Fourth Period Classes Decorate Doors for Black Excellence Month


Mika Strickler

During the month of February, teachers and students celebrated Black Excellence Month with a door decorating contest to honor the contributions of Black scholars, leaders, activists, and other figures. 

Fourth period classes–or fifth period for teachers who don’t have a fourth period class– competed to decorate their classroom doors to showcase important figures for Black Excellence Month. Attendance technician Rashawnia Sallee-Jackson introduced the idea of Black Excellence Month door decorating to the Black Student Union (BSU) and Leadership, since she’s done this activity at schools she’s worked at in the past. “ I think it helps to show the students all aspects of a culture that they might not know much about, or even have had misconstrued information about. It opens up minds, eyes, conversations and hearts. It also often leads to students asking questions, reading more, doing research to learn about these important members of American History,” Sallee-Jackson said.


BSU and Leadership’s Equity and Curriculum Commissions introduced the contest by announcing the challenge to teachers and judging the doors after school on Feb. 21. The goal of the competition was to educate students on Black excellence figures and build awareness of the successes of Black contributors.   

Designs varied by teacher, and many teachers chose to showcase themes and people that are relevant to their subjects. Latin teacher Jennifer Mullowney’s door displayed Black professors that teach about the classical world, while AP Environmental Science Jyllian Smith’s door exhibited Black scientists.
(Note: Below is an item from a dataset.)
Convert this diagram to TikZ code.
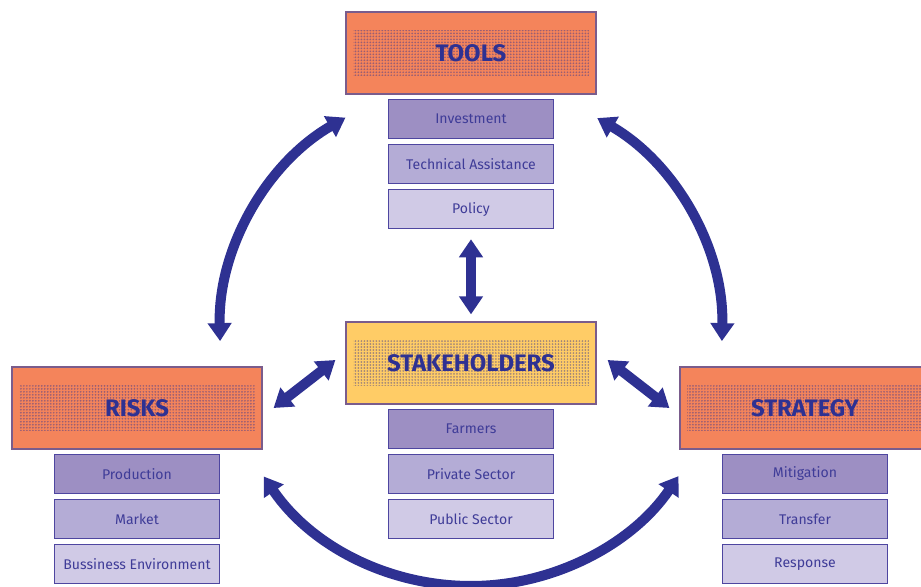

Additionally, English and Deconstructing Race teacher Steve Poling’s door was decorated with examples of Afro-futurism, a genre that focuses on the combination of science-fiction elements and technology and African culture. “My door design, Afro-futurism, is inspired by black musicians, artists, and writers who use their creative talents and unique perspectives to envision a better future,” Poling said.  

The competition marks an effort to highlight the positives of Black history rather than the negatives. “The door decorating is significant because it educates the students about the excellent achievements in Black history in America instead of only focusing on horrible events like slavery or racist brutality” junior Harshal Puranik, a member of Leadership’s Equity Commission, said.

BSU and the Equity Commission chose three winning doors: Rebecca Promessi’s classroom 111, Matthew Sweeney’s classroom 163, and Kelly Ginnochio’s classroom 181. Promessi’s door honored victims of police violence, Sweeney’s featured examples of Black resistance, and Ginnochio’s was a map of Black excellence around the world. The classes won a donut breakfast. “It is too hard to pick just one door as my favorite. To be honest it simply warmed my heart to see the effort and energy that all the classes put into accomplishing their respective doors. Each one of them warmed my heart and the fact that everyone put so much effort into them brought tears to my eyes,” Sallee-Jackson said.